__Records for this task__
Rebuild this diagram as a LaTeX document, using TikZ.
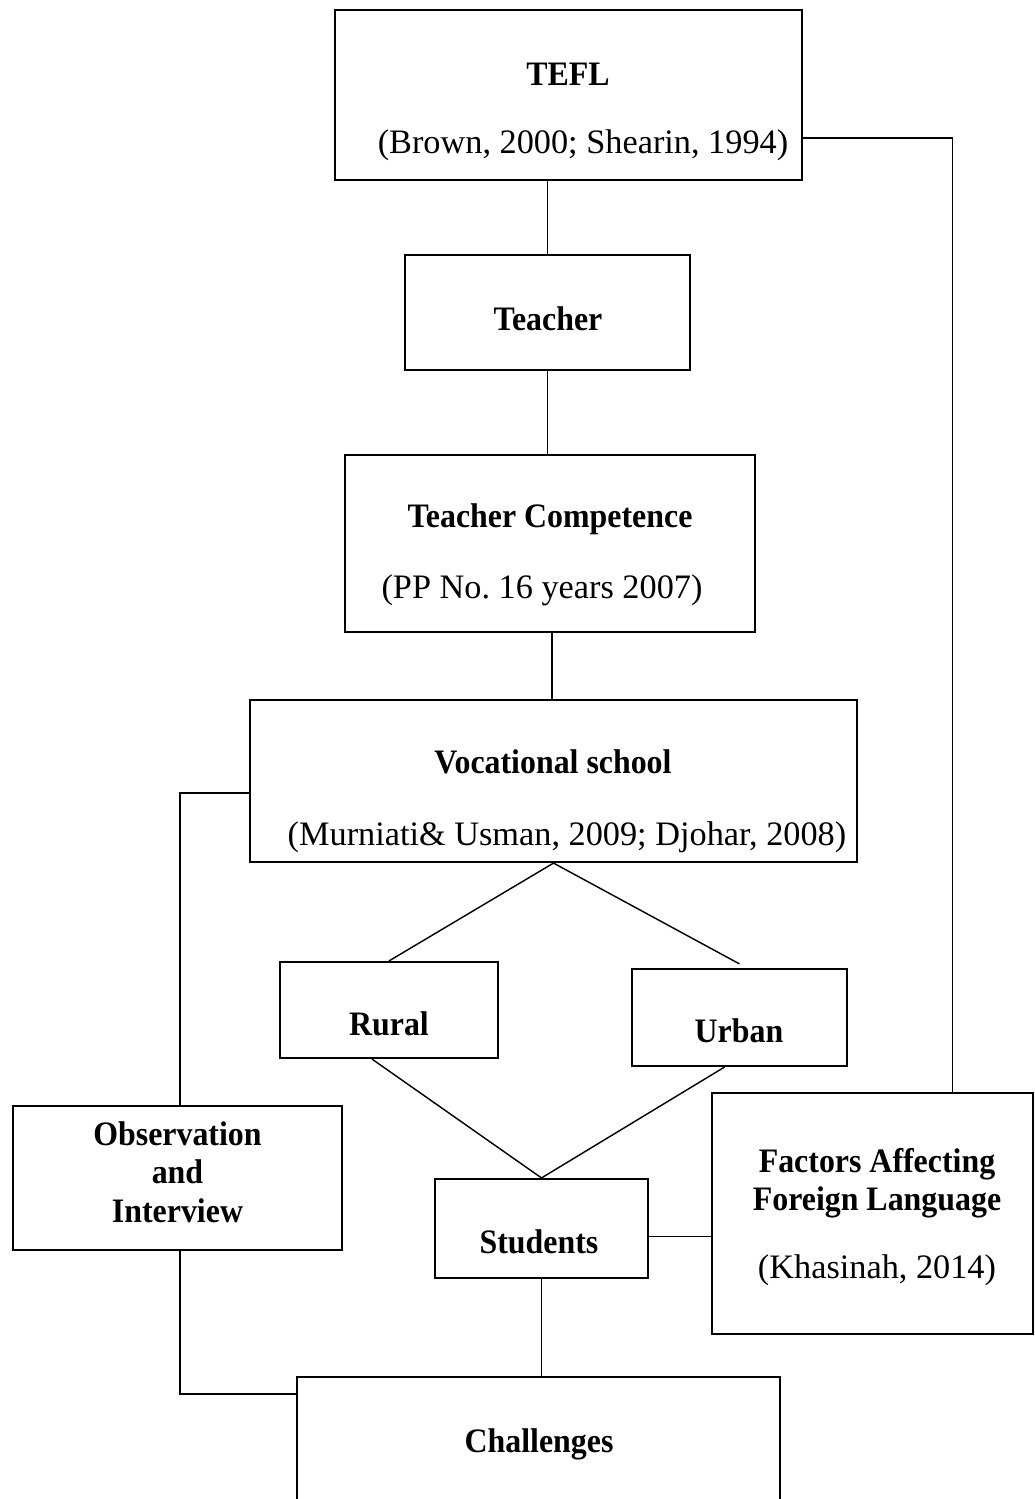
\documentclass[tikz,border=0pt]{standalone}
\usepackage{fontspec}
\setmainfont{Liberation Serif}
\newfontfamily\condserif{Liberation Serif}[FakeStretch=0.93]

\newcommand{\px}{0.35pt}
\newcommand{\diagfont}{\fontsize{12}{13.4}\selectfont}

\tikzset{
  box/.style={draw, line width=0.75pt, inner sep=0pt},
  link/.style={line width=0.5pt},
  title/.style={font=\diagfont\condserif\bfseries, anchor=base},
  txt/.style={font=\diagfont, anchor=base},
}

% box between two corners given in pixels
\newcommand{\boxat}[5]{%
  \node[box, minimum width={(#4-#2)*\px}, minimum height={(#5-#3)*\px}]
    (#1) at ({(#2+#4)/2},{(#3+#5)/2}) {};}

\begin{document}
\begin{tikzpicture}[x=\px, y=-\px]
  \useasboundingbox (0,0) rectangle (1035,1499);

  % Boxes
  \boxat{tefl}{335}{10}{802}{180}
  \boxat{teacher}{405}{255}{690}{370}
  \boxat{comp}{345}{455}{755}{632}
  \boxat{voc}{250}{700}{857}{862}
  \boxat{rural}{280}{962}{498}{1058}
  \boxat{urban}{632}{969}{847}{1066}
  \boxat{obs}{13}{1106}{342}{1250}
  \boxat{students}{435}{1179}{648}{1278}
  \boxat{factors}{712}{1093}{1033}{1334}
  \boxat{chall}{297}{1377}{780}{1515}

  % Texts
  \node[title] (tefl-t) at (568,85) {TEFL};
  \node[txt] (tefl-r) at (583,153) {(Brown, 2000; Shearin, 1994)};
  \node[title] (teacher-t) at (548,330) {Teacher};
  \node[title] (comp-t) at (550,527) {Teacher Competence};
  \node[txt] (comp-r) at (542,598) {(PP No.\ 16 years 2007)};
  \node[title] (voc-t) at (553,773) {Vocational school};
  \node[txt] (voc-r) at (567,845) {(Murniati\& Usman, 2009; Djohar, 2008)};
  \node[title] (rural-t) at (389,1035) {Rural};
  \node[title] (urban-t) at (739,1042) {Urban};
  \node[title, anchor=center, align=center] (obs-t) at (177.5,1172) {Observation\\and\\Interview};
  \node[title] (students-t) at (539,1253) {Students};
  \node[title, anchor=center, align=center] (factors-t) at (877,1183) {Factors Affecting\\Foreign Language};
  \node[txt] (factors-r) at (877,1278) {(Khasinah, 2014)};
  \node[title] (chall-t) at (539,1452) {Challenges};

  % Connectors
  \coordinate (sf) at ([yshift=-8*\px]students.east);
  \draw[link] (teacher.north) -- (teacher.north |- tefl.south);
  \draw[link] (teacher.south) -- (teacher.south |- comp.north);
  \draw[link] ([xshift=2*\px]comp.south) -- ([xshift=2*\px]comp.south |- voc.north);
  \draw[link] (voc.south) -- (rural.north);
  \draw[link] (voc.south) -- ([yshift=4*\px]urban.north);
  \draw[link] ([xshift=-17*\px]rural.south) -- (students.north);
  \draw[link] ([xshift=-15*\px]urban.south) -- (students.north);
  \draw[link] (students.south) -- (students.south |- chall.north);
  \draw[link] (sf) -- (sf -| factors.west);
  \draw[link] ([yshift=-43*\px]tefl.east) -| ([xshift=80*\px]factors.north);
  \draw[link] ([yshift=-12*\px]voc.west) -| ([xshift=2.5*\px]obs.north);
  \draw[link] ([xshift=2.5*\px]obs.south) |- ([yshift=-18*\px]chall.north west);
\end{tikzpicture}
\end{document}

* * *

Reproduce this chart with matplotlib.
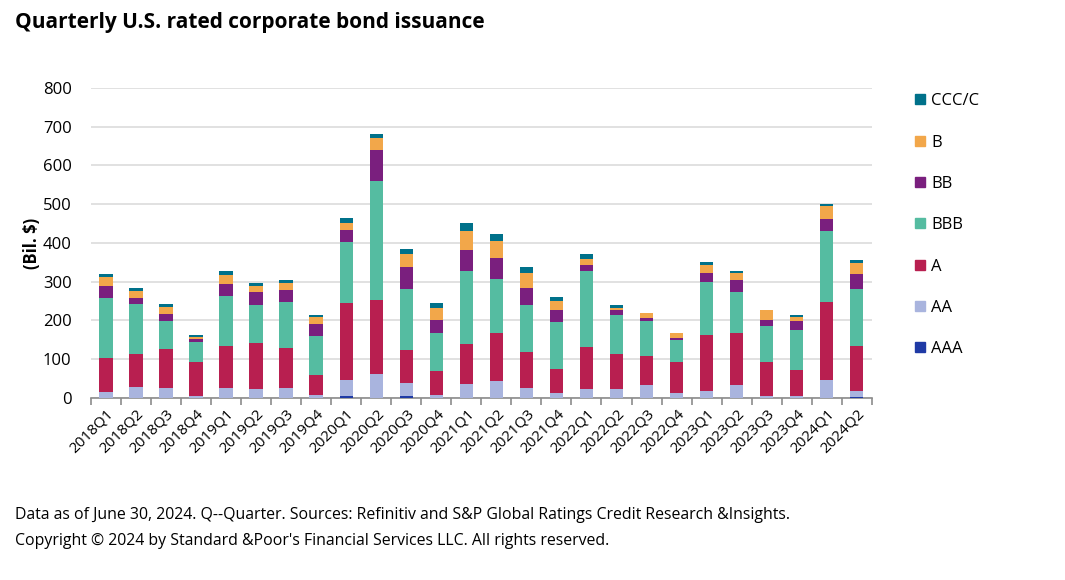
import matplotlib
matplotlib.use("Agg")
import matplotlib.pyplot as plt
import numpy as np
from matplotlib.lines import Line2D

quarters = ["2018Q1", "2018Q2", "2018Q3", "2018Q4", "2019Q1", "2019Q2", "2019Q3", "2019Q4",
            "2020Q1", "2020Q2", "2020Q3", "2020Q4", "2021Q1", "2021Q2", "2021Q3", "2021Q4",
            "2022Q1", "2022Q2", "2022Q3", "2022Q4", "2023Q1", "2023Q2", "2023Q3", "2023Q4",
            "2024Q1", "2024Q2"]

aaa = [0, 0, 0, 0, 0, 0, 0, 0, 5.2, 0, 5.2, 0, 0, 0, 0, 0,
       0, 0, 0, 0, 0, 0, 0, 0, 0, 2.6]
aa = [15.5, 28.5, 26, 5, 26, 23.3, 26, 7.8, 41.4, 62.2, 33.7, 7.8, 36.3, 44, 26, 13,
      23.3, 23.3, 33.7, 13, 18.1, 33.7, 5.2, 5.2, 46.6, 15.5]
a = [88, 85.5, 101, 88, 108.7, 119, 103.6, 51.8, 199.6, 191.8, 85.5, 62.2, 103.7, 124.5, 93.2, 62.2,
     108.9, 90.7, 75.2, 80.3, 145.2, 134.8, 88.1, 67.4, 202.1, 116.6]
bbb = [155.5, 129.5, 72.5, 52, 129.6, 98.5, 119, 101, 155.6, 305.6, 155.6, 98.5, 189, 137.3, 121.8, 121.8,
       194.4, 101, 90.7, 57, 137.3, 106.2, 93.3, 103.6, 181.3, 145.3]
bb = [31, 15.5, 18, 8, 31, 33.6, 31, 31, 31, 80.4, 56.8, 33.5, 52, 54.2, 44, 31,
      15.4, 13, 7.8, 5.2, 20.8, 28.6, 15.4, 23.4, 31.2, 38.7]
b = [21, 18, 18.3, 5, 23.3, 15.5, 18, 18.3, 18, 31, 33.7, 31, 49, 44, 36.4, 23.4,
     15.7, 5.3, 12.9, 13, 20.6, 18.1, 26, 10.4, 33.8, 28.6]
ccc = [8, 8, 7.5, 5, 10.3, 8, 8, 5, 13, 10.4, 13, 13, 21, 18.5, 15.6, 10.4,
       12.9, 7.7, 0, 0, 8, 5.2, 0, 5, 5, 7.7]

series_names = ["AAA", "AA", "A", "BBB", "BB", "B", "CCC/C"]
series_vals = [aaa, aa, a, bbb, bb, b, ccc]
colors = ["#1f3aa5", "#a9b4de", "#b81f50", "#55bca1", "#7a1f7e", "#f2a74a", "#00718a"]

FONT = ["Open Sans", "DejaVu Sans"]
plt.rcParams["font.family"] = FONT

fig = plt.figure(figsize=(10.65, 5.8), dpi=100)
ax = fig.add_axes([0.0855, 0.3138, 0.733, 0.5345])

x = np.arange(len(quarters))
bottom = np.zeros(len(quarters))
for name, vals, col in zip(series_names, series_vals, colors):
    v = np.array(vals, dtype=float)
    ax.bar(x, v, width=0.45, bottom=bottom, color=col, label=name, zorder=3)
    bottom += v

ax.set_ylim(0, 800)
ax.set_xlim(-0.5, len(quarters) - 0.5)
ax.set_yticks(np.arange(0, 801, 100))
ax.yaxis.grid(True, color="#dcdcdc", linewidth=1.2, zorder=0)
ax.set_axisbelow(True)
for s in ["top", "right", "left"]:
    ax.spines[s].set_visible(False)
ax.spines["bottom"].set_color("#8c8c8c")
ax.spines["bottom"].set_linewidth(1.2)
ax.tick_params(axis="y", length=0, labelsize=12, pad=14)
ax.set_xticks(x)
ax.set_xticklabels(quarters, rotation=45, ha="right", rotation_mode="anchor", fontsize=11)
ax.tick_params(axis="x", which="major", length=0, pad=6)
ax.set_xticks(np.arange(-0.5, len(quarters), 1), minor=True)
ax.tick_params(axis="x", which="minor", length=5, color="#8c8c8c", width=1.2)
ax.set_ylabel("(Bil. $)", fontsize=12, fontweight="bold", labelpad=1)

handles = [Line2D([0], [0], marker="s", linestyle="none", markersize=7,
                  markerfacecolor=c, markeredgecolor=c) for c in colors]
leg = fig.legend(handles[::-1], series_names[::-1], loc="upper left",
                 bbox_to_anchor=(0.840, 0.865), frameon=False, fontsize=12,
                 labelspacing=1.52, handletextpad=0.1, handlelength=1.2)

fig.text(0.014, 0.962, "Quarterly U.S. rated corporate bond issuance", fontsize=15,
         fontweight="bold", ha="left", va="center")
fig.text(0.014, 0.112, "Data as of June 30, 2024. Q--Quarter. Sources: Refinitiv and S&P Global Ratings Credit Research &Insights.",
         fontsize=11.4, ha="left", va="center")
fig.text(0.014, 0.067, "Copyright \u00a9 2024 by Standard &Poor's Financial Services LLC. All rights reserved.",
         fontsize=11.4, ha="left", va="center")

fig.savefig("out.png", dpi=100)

__Directions for this task__
Pick out the part that begins with the line containing "Rebuild this diagram" and finishes with the line containing "(0,0) rectangle (1035,1499);", both included. Restate it exactly, without images.

__Result of this exercise__
Rebuild this diagram as a LaTeX document, using TikZ.
\documentclass[tikz,border=0pt]{standalone}
\usepackage{fontspec}
\setmainfont{Liberation Serif}
\newfontfamily\condserif{Liberation Serif}[FakeStretch=0.93]

\newcommand{\px}{0.35pt}
\newcommand{\diagfont}{\fontsize{12}{13.4}\selectfont}

\tikzset{
  box/.style={draw, line width=0.75pt, inner sep=0pt},
  link/.style={line width=0.5pt},
  title/.style={font=\diagfont\condserif\bfseries, anchor=base},
  txt/.style={font=\diagfont, anchor=base},
}

% box between two corners given in pixels
\newcommand{\boxat}[5]{%
  \node[box, minimum width={(#4-#2)*\px}, minimum height={(#5-#3)*\px}]
    (#1) at ({(#2+#4)/2},{(#3+#5)/2}) {};}

\begin{document}
\begin{tikzpicture}[x=\px, y=-\px]
  \useasboundingbox (0,0) rectangle (1035,1499);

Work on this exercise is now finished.